Transcribe every line from the top down to the line with "let months = [-4, 0, 1, 3, 6, 12, 24];", both ends included, but not the pictures.
*-*-*
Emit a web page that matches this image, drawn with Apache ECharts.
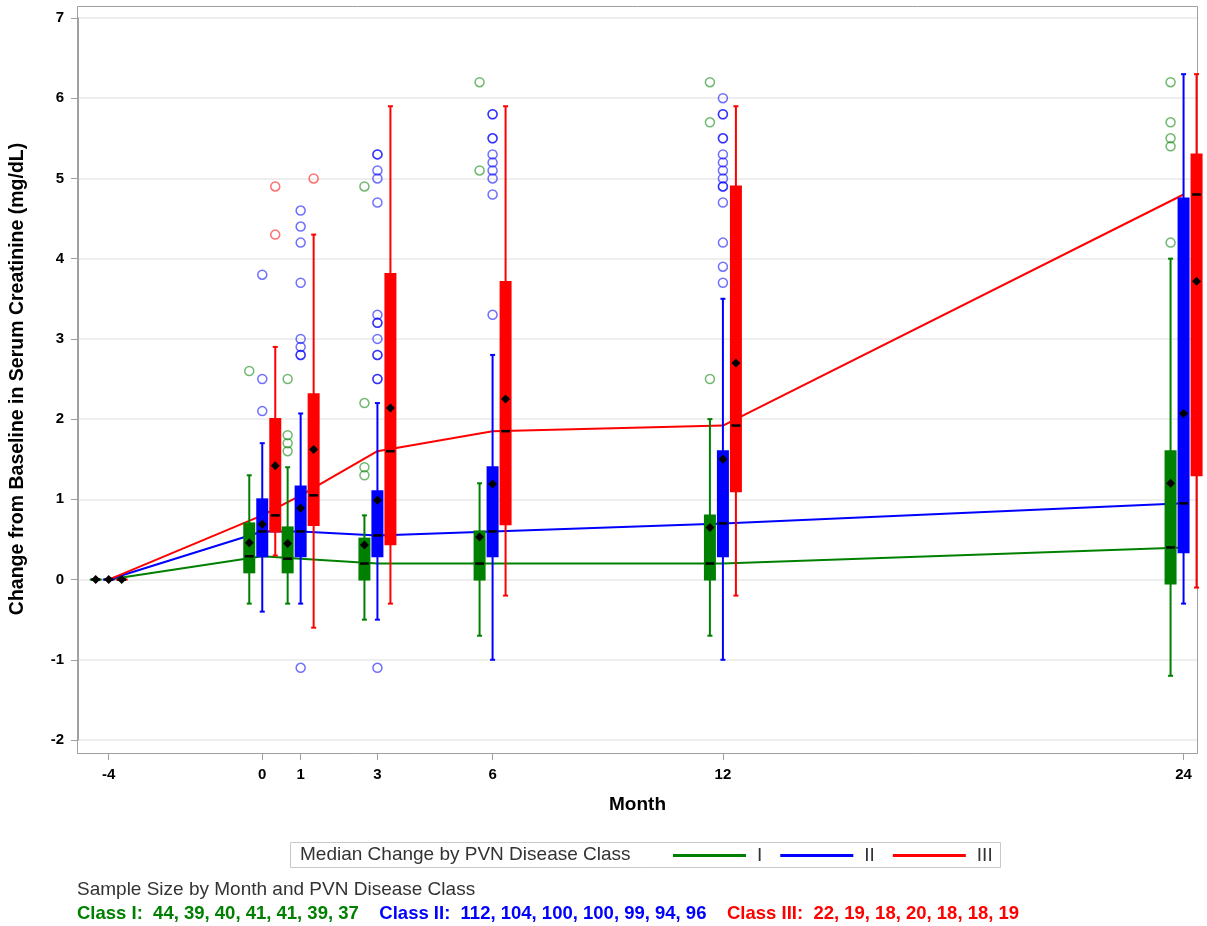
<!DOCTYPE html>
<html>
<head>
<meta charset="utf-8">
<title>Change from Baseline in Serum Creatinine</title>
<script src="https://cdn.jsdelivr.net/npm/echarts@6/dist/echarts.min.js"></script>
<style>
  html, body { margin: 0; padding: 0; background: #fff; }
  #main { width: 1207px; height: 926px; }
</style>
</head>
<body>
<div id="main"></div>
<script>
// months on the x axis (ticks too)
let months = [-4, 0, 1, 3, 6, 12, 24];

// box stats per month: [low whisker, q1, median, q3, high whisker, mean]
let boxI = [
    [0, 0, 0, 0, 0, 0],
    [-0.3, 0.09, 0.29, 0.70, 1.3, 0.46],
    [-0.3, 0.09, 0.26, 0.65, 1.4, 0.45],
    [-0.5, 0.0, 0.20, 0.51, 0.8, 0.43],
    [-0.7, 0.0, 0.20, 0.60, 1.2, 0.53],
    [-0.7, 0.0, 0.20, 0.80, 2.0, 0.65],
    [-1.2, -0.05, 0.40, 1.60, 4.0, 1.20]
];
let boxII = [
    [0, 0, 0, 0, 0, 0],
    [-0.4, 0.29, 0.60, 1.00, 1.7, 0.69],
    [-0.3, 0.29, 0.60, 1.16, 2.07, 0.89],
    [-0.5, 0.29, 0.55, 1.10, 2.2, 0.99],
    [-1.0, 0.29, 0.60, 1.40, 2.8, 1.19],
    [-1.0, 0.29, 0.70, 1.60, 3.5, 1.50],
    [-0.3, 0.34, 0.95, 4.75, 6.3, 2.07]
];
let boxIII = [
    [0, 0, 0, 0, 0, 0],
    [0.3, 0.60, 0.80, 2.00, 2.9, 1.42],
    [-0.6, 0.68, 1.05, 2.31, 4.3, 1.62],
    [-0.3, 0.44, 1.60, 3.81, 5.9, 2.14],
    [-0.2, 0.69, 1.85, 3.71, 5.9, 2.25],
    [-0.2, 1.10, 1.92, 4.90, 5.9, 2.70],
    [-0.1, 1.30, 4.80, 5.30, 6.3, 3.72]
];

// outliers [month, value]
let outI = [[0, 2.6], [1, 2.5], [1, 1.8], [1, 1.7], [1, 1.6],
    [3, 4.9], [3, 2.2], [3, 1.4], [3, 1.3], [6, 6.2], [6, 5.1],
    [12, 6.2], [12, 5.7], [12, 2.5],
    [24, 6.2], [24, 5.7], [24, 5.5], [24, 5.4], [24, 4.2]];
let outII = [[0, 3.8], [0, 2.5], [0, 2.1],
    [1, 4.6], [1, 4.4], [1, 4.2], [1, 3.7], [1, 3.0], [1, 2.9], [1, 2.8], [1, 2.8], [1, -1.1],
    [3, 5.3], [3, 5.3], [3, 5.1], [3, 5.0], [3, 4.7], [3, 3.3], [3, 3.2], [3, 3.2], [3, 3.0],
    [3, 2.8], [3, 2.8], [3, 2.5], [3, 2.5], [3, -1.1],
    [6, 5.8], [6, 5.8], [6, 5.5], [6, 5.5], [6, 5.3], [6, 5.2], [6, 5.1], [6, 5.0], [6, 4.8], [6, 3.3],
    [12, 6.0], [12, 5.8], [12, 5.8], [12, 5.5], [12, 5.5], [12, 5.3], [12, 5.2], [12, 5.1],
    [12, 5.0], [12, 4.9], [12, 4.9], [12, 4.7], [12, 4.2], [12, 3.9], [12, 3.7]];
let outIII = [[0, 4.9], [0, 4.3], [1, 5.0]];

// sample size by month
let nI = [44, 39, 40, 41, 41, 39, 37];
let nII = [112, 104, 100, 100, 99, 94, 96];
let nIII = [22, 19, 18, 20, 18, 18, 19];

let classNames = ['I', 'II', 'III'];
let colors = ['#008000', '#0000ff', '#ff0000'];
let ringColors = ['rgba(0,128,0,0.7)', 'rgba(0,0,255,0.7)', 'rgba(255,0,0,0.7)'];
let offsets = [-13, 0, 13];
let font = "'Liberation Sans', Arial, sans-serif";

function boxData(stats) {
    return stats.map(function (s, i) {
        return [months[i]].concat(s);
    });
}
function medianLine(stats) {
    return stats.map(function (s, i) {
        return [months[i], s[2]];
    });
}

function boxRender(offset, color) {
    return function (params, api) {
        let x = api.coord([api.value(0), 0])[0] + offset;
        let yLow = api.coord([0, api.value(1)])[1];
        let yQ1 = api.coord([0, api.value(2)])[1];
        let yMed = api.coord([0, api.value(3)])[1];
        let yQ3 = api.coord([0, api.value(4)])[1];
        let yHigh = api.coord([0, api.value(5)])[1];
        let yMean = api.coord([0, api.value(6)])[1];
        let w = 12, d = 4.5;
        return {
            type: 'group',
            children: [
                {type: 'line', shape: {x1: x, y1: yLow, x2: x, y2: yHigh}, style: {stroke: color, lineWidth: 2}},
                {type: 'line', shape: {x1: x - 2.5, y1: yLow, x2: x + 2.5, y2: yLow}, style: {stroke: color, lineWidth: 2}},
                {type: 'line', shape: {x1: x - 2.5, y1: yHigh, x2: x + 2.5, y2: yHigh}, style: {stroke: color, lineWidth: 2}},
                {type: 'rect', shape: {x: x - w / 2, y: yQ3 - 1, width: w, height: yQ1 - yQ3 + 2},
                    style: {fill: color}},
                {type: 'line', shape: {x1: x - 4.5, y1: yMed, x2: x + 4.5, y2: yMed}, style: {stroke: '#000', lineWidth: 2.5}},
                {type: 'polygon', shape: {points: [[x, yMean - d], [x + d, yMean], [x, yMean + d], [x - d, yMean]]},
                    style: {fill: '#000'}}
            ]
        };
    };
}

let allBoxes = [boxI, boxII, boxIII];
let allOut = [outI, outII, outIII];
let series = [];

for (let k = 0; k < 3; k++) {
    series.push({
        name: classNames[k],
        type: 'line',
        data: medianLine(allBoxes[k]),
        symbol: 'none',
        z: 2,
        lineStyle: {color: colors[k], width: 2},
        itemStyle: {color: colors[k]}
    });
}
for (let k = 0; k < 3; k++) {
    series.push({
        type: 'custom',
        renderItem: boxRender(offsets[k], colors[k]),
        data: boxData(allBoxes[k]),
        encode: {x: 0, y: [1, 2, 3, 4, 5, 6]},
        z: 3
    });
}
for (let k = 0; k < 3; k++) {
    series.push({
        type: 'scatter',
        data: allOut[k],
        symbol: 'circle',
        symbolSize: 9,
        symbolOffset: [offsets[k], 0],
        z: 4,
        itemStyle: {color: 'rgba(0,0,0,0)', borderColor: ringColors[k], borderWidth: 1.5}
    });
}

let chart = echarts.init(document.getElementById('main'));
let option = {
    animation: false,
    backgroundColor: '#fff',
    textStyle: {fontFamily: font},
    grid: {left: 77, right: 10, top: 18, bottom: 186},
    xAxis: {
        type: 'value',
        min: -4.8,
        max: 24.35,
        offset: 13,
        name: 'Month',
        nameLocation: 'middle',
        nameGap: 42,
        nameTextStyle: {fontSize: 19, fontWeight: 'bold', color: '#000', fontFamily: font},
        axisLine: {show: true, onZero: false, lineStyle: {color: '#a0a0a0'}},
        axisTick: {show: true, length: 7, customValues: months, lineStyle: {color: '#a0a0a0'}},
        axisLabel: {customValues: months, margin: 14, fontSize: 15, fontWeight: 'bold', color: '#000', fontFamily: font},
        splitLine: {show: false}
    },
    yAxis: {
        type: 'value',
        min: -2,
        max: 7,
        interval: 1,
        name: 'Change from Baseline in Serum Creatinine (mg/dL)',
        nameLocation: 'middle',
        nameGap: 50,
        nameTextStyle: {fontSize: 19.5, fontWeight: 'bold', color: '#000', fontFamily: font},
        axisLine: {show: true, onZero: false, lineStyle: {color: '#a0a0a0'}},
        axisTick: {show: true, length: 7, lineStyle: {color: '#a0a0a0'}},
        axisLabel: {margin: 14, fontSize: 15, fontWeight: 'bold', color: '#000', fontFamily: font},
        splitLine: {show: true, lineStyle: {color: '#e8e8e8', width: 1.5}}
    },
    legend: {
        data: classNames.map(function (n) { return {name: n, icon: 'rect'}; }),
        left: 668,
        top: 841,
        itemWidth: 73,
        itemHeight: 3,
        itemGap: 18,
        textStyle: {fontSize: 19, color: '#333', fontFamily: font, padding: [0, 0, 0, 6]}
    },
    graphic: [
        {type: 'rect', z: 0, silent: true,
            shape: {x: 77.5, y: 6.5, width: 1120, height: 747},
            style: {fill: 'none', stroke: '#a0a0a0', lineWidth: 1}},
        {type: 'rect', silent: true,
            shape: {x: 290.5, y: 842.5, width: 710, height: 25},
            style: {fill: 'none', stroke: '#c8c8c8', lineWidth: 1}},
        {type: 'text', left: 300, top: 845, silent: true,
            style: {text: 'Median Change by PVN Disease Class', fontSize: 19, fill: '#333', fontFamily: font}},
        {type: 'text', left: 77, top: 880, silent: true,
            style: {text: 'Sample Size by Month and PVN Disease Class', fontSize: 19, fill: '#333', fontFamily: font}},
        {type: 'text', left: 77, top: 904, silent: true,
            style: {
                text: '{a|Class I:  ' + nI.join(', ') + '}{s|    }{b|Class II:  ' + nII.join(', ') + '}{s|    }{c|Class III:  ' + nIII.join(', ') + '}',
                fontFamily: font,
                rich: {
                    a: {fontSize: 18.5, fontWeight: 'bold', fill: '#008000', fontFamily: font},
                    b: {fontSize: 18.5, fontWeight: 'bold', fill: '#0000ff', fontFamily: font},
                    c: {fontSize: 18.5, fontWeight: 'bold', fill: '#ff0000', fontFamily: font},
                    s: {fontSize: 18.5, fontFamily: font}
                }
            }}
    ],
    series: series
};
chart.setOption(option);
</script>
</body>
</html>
*-*-*
*RESPONSE TO THE EXERCISE*:
Emit a web page that matches this image, drawn with Apache ECharts.
<!DOCTYPE html>
<html>
<head>
<meta charset="utf-8">
<title>Change from Baseline in Serum Creatinine</title>
<script src="https://cdn.jsdelivr.net/npm/echarts@6/dist/echarts.min.js"></script>
<style>
  html, body { margin: 0; padding: 0; background: #fff; }
  #main { width: 1207px; height: 926px; }
</style>
</head>
<body>
<div id="main"></div>
<script>
// months on the x axis (ticks too)
let months = [-4, 0, 1, 3, 6, 12, 24];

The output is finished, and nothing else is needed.